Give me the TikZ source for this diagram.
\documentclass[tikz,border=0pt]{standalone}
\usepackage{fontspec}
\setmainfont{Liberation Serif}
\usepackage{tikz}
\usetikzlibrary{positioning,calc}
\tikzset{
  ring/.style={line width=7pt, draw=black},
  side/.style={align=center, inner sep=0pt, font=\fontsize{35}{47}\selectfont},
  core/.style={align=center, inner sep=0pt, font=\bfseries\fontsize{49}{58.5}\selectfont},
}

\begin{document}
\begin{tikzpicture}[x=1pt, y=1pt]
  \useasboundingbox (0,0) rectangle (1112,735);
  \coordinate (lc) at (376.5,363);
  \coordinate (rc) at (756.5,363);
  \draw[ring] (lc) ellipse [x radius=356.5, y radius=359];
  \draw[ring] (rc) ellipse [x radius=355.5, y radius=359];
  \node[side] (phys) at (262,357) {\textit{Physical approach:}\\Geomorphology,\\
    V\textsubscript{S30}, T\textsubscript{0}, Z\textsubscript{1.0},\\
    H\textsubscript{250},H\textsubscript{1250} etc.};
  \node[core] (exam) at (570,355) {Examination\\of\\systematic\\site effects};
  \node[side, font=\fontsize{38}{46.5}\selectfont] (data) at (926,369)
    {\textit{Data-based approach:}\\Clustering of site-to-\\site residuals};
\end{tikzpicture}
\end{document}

◆ **What is needed**: Please restate the whole listing word for word.

◆ **The result**:
Give me the TikZ source for this diagram.
\documentclass[tikz,border=0pt]{standalone}
\usepackage{fontspec}
\setmainfont{Liberation Serif}
\usepackage{tikz}
\usetikzlibrary{positioning,calc}
\tikzset{
  ring/.style={line width=7pt, draw=black},
  side/.style={align=center, inner sep=0pt, font=\fontsize{35}{47}\selectfont},
  core/.style={align=center, inner sep=0pt, font=\bfseries\fontsize{49}{58.5}\selectfont},
}

\begin{document}
\begin{tikzpicture}[x=1pt, y=1pt]
  \useasboundingbox (0,0) rectangle (1112,735);
  \coordinate (lc) at (376.5,363);
  \coordinate (rc) at (756.5,363);
  \draw[ring] (lc) ellipse [x radius=356.5, y radius=359];
  \draw[ring] (rc) ellipse [x radius=355.5, y radius=359];
  \node[side] (phys) at (262,357) {\textit{Physical approach:}\\Geomorphology,\\
    V\textsubscript{S30}, T\textsubscript{0}, Z\textsubscript{1.0},\\
    H\textsubscript{250},H\textsubscript{1250} etc.};
  \node[core] (exam) at (570,355) {Examination\\of\\systematic\\site effects};
  \node[side, font=\fontsize{38}{46.5}\selectfont] (data) at (926,369)
    {\textit{Data-based approach:}\\Clustering of site-to-\\site residuals};
\end{tikzpicture}
\end{document}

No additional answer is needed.